Fui nombrado asistente de Herrera. Si uno quiere aprender algo, tiene que comprometerse a enseñarlo … Ése fue mi primer contacto con mi director de tesis. Empezar por el principio. Yo quería saber cuál sería el trabajo de la tesis, el problema que debería resolver. Herrera, paciente, me decía que no estaba aún en condiciones de entender el enunciado y ni hablar de tratar de resolverlo.

Un día Herrera abrió un libro escrito por él, me mostró una fórmula y dijo: «Éste es el problema a resolver: generalizar esta fórmula.» No entendía nada. Después de haber esperado tanto, de haber cambiado de director, de cambiar de tema, de especialidad, de todo, tenía el problema, sí… pero no entendía ni siquiera el enunciado. No sabía ni entendía lo que tenía que hacer. Ésa fue una lección.

No había días de frío, ni de lluvia, ni de calor, ni de resaca de la noche anterior: ¡tenía que estar a las ocho de la mañana sentado en mi oficina, listo para trabajar! A las ocho, alguien golpeaba la puerta. Miguel venía todos los días a la facultad a ver qué había hecho el día anterior: qué dificultades había encontrado, qué necesitaba. El problema estaba ahí. Ya no había que preguntarle nada más a Herrera. Era mi responsabilidad estudiar, leer, investigar, preocuparme por tratar de entender.

Una mañana ¡entendí el enunciado! Por primera vez y a más de un año de habérselo escuchado a Miguel. Algo cambió en mi vida: ¡había entendido! Lo destaco especialmente porque fue un día muy feliz para mí.

Un par de meses más tarde, un día cualquiera, creí haber encontrado la solución al problema, un problema que los matemáticos no podían resolver desde hacía siglos. ¡No era posible! Por la mañana, Miguel golpeó a la puerta como siempre y le expliqué lo que pasaba. Entrecerró los ojos y sonriente dijo: «Muchacho, seguro que está mal «. No fue una novedad; sabía que tenía que estar mal. Y comenzó a explicarme, pero le refutaba todo lo que decía. Miguel empezó a quedarse callado, a pensar. Tomó su libro, el libro que él había escrito, leyó una y otra vez lo que él había inventado y dijo, lo que para mí sería una de las frases más iluminadoras de mi vida: » No entiendo «. Y se hizo un silencio muy particular.

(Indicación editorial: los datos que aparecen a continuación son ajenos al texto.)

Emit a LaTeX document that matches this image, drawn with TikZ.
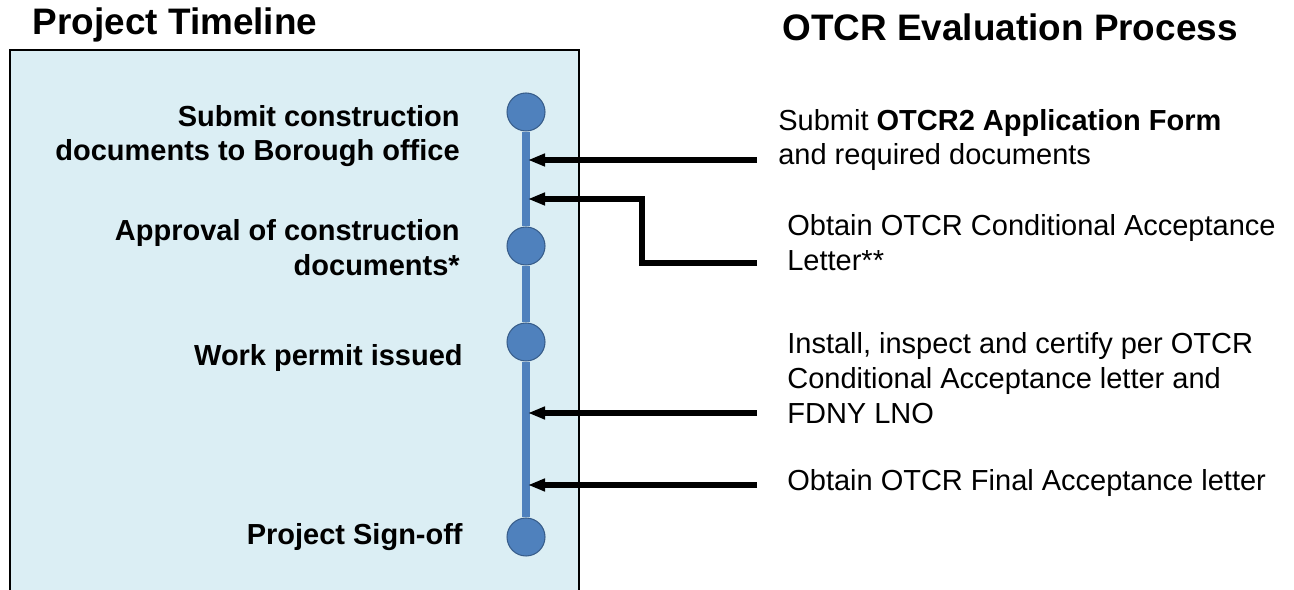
\documentclass[tikz,border=0pt]{standalone}
\usepackage{fontspec}
\setmainfont{Liberation Sans}
\usetikzlibrary{arrows.meta, positioning}
\definecolor{panelblue}{RGB}{219, 238, 244}
\definecolor{lineblue}{RGB}{79, 129, 189}
\definecolor{darkblue}{RGB}{56, 93, 138}

\begin{document}
\begin{tikzpicture}[
    x=0.02cm, y=-0.02cm,
    title/.style={font=\fontsize{21}{25}\selectfont\bfseries, inner sep=0pt},
    milestone/.style={font=\fontsize{16.5}{19.8}\selectfont\bfseries, align=right,
                anchor=east, inner sep=0pt},
    stagetext/.style={font=\fontsize{16.5}{19.8}\selectfont, align=left,
                anchor=west, inner sep=0pt},
    dot/.style={circle, fill=lineblue, draw=darkblue, line width=0.6pt,
                minimum size=0.76cm, inner sep=0pt},
    spine/.style={lineblue, line width=4.5pt},
    arrow/.style={-{Triangle[length=3.4mm, width=2.4mm]}, line width=3.3pt, black}
]
\useasboundingbox (0,0) rectangle (1294,590);

% timeline panel
\fill[panelblue] (10,50) rectangle (579,590);
\draw[line width=1.1pt] (10,590) -- (10,50) -- (579,50) -- (579,590);

\node[title] (lefttitle) at (175,25) {Project Timeline};
\node[title] (righttitle) at (1010,27) {OTCR Evaluation Process};

% milestones
\node[dot] (dsubmit) at (526,112) {};
\node[dot] (dapproval) at (526,246) {};
\node[dot] (dpermit) at (526,342) {};
\node[dot] (dsignoff) at (526,537) {};
\draw[spine] (dsubmit) -- (dapproval);
\draw[spine] (dapproval) -- (dpermit);
\draw[spine] (dpermit) -- (dsignoff);

\node[milestone] (submit) at (460,136) {Submit construction\\documents to Borough office};
\node[milestone] (approval) at (460,248) {Approval of construction\\documents*};
\node[milestone] (permit) at (463,358) {Work permit issued};
\node[milestone] (signoff) at (463,537) {Project Sign-off};

% OTCR steps
\node[stagetext] (form) at (778,140) {Submit \textbf{OTCR2 Application Form}\\and required documents};
\node[stagetext] (condacc) at (787,243) {Obtain OTCR Conditional Acceptance\\Letter**};
\node[stagetext] (install) at (787,378) {Install, inspect and certify per OTCR\\Conditional Acceptance letter and\\FDNY LNO};
\node[stagetext] (finalacc) at (787,483) {Obtain OTCR Final Acceptance letter};

\coordinate (s1) at (757,160);
\coordinate (s2) at (757,263);
\coordinate (s3) at (757,413);
\coordinate (s4) at (757,485);
\coordinate (t1) at (528,160);
\coordinate (t2) at (528,199);
\coordinate (t3) at (528,413);
\coordinate (t4) at (528,485);

\draw[arrow] (s1) -- (t1);
\draw[arrow] (s2) -- ++(-115,0) |- (t2);
\draw[arrow] (s3) -- (t3);
\draw[arrow] (s4) -- (t4);
\end{tikzpicture}
\end{document}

¿Cómo? ¿Miguel no entendía? ¡Pero si lo había escrito él! ¿Cómo era posible que no fuera capaz de entender lo que él mismo había pensado ? Esa fue una lección que no olvidaré nunca. Miguel hizo gala de una seguridad muy particular y muy profunda: podía dudar, aun de sí mismo. Nadie iba a dudar de su capacidad. Nadie iba a pensar que otro había escrito lo que estaba en su libro. No. Miguel se mostraba como cualquiera de nosotros … falible. Y ésa fue la lección. ¿Qué problema hay en no entender?

Por supuesto, no hace falta decir que después de llevárselo a su oficina , y de dedicarle un par de días, Miguel encontró el error. No pasé a la fama y él me explicó en dónde estaba equivocado. Con el tiempo me doctoré, pero eso, en este caso, es lo que menos importa. Miguel me había dado una lección de vida, y ni siquiera lo supo ni se lo propuso. Así son los grandes.